Robustness Certificates for Implicit Neural Networks: A Mixed Monotone Contractive Approach
This work addresses the brittleness of implicit neural networks to adversarial attacks, providing a verification method for researchers and practitioners in safe AI, though it is incremental as it builds on existing theories for robustness certification.
The paper tackles the problem of verifying robustness against adversarial perturbations in implicit neural networks by proposing a theoretical and computational framework that blends mixed monotone systems theory and contraction theory, resulting in an iterative algorithm that computes certified adversarial robustness bounds and demonstrates competitive accuracy and run-time in simulations on MNIST.

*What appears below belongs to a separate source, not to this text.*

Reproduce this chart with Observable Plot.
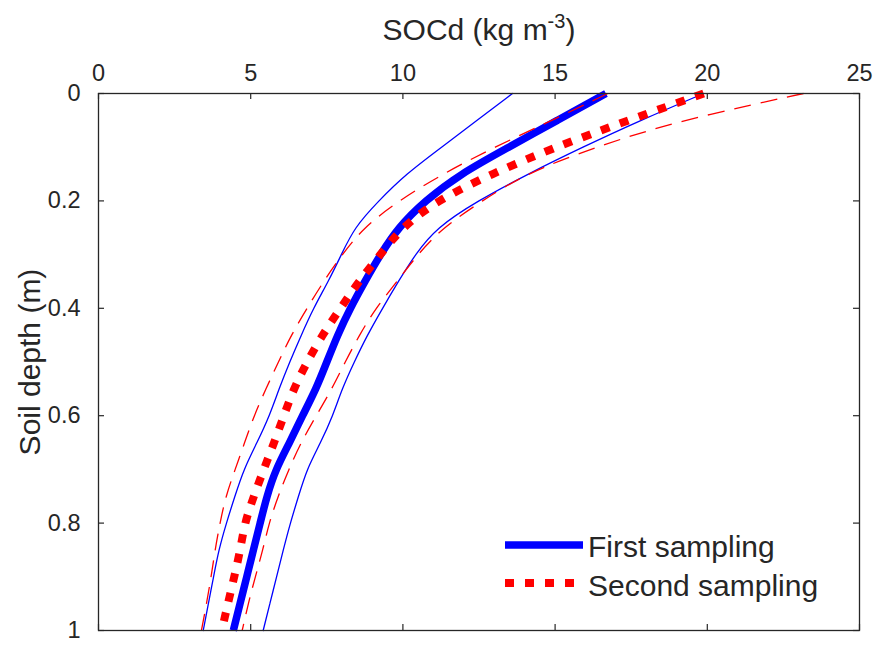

Implicit neural networks are a general class of learning models that replace the layers in traditional feedforward models with implicit algebraic equations. Compared to traditional learning models, implicit networks offer competitive performance and reduced memory consumption. However, they can remain brittle with respect to input adversarial perturbations. This paper proposes a theoretical and computational framework for robustness verification of implicit neural networks; our framework blends together mixed monotone systems theory and contraction theory. First, given an implicit neural network, we introduce a related embedded network and show that, given an $\ell_\infty$-norm box constraint on the input, the embedded network provides an $\ell_\infty$-norm box overapproximation for the output of the given network. Second, using $\ell_{\infty}$-matrix measures, we propose sufficient conditions for well-posedness of both the original and embedded system and design an iterative algorithm to compute the $\ell_{\infty}$-norm box robustness margins for reachability and classification problems. Third, of independent value, we propose a novel relative classifier variable that leads to tighter bounds on the certified adversarial robustness in classification problems. Finally, we perform numerical simulations on a Non-Euclidean Monotone Operator Network (NEMON) trained on the MNIST dataset. In these simulations, we compare the accuracy and run time of our mixed monotone contractive approach with the existing robustness verification approaches in the literature for estimating the certified adversarial robustness.